Teachers and other authority figures are used to having the world revolve around ourselves. To reach people who are starting out life in a world different from our own (if only because a few years have passed between when we were born and when they were born), we must de-center ourselves and figure out ways to speak that are meaningful for them.

You seem to have an intuitive sense of how to do this, but it still takes work and conscious effort. Keep up the great work!

Great Job! As teachers, we sometimes forget to meet students at their level. We are so involved with meeting the standards and teaching the adopted curriculum, that the child in front of us becomes a number and not a person with a history. We need to find and make a connection to their history and not just where we come from.
Our students are no different than we are. All of us want to know how this will pertain to our own lives. Why is this important to know?

What a wonderful way to teach prime and composite numbers--using THEIR language instead of ours. It certainly makes sense to speak in a language with which they are familiar.

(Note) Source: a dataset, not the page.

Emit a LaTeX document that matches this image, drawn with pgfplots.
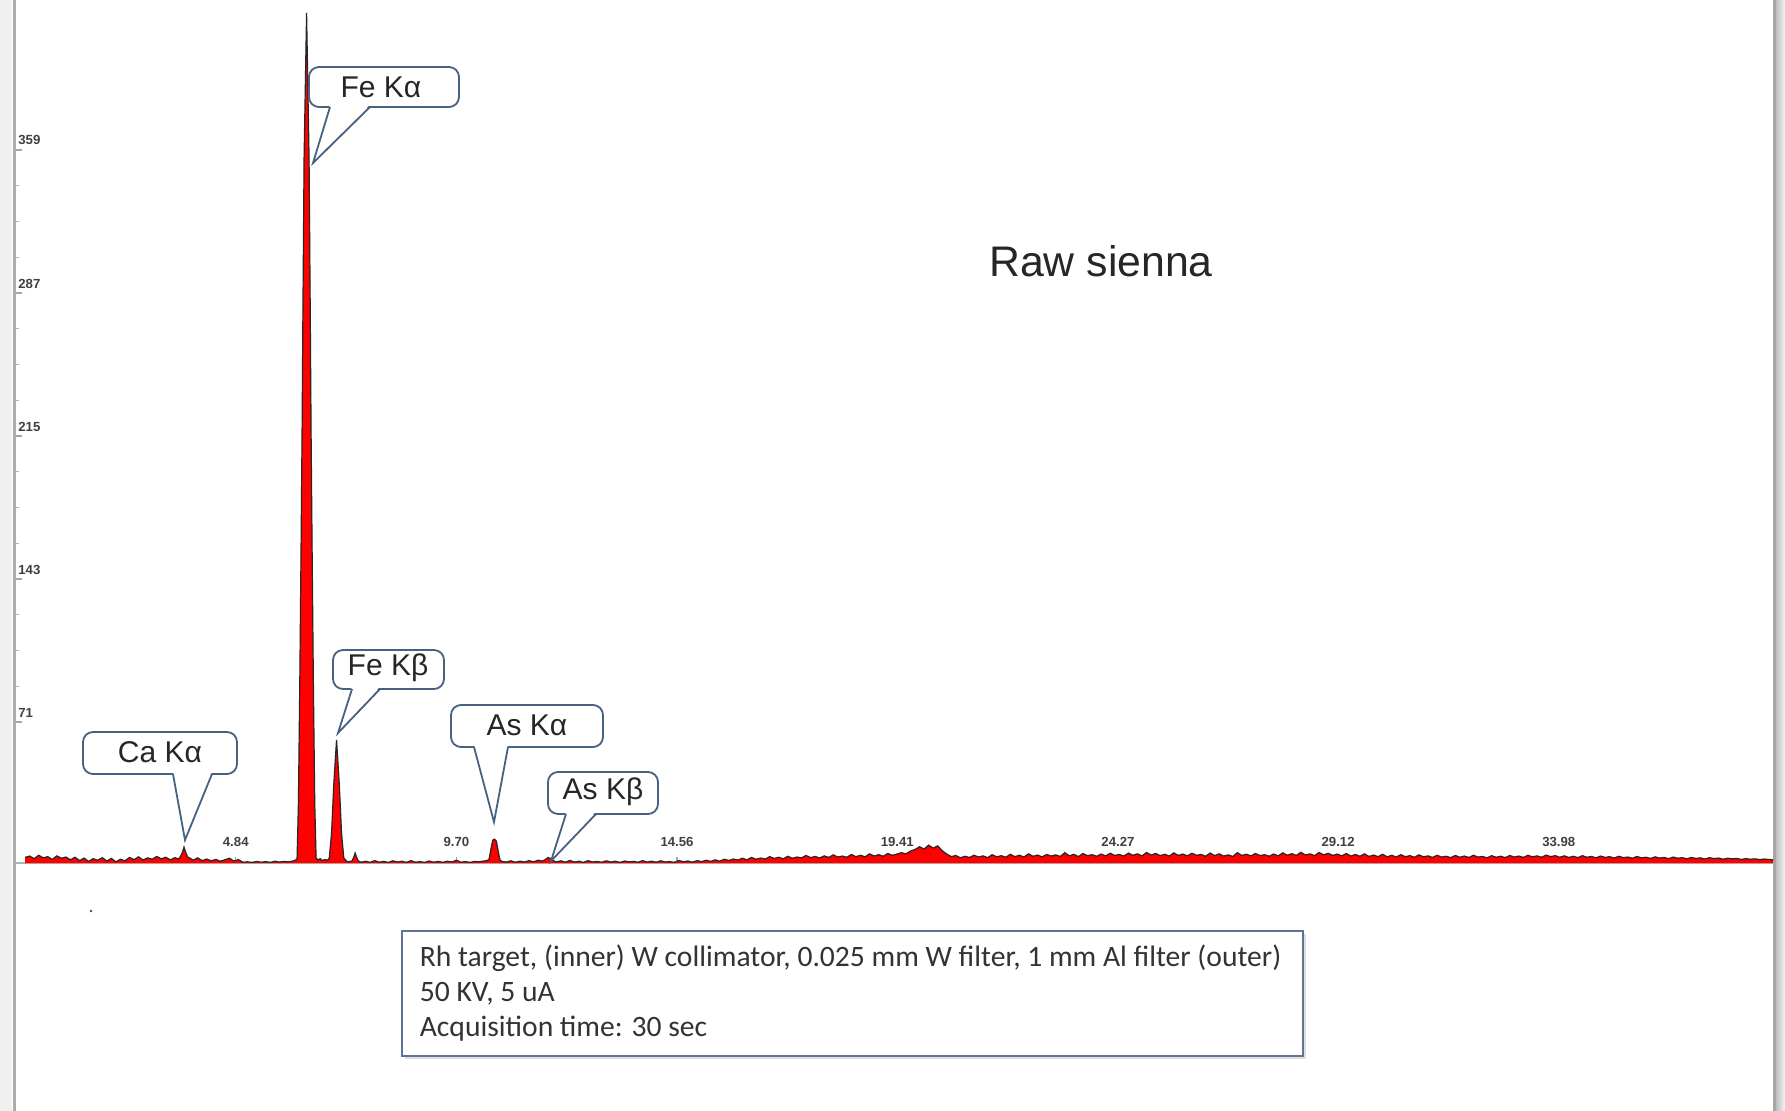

HI ~ What a fantastic way to explain the prime number. I am doing my student teaching in a 4th, 5th, 6th SDC class. And, I just explained about what is a prime or composite number today to a student. I did the traditional and boring way and I am glad my student didn't ask me why. But for future refrence, I will use your story to explain. I think the anti-social story will always be in their mind, and they will never forget about it.

Very clever. Your students are lucky to have you. Keep up the great work!

Improv is it! I have been a teacher for a very long time. I recently moved into the Special Ed arena.

My best teaching moments have never come out of lessons plans. They have always come out of "improv", those times when an immediate response was required by an inquiring child's mind and one has only to "improv"! Usually those moments are ones the children never forget! You, as a fairly new teacher, learned the best lesson possible. Let the children guide you.

Thinking on your feet requires standing up to the moment's challenge. Great job, Jessica. May Paolo Freire bless all our efforts from his special perch.

You are amazing. i wish I could get all my students here at Cal State Northridge to think as creatively as you. Your comments abouting "bribing" your students in Teachers Magazine totally paralleled our BIP project (behavior intervention plan) where every one had to change the behavior of one student in their classroom from negative to positive using reinforcers of some kind ("bribes" as you call them).
I assigned the class an extra credit project to contact you. i hope you have the time to email them back, otherwise they will not get the extra credit.
john L

RESPONSE: Haha! John, I will be sure to reply to your students (at the very least, for the sake of extra credit. Thanks for letting me know!)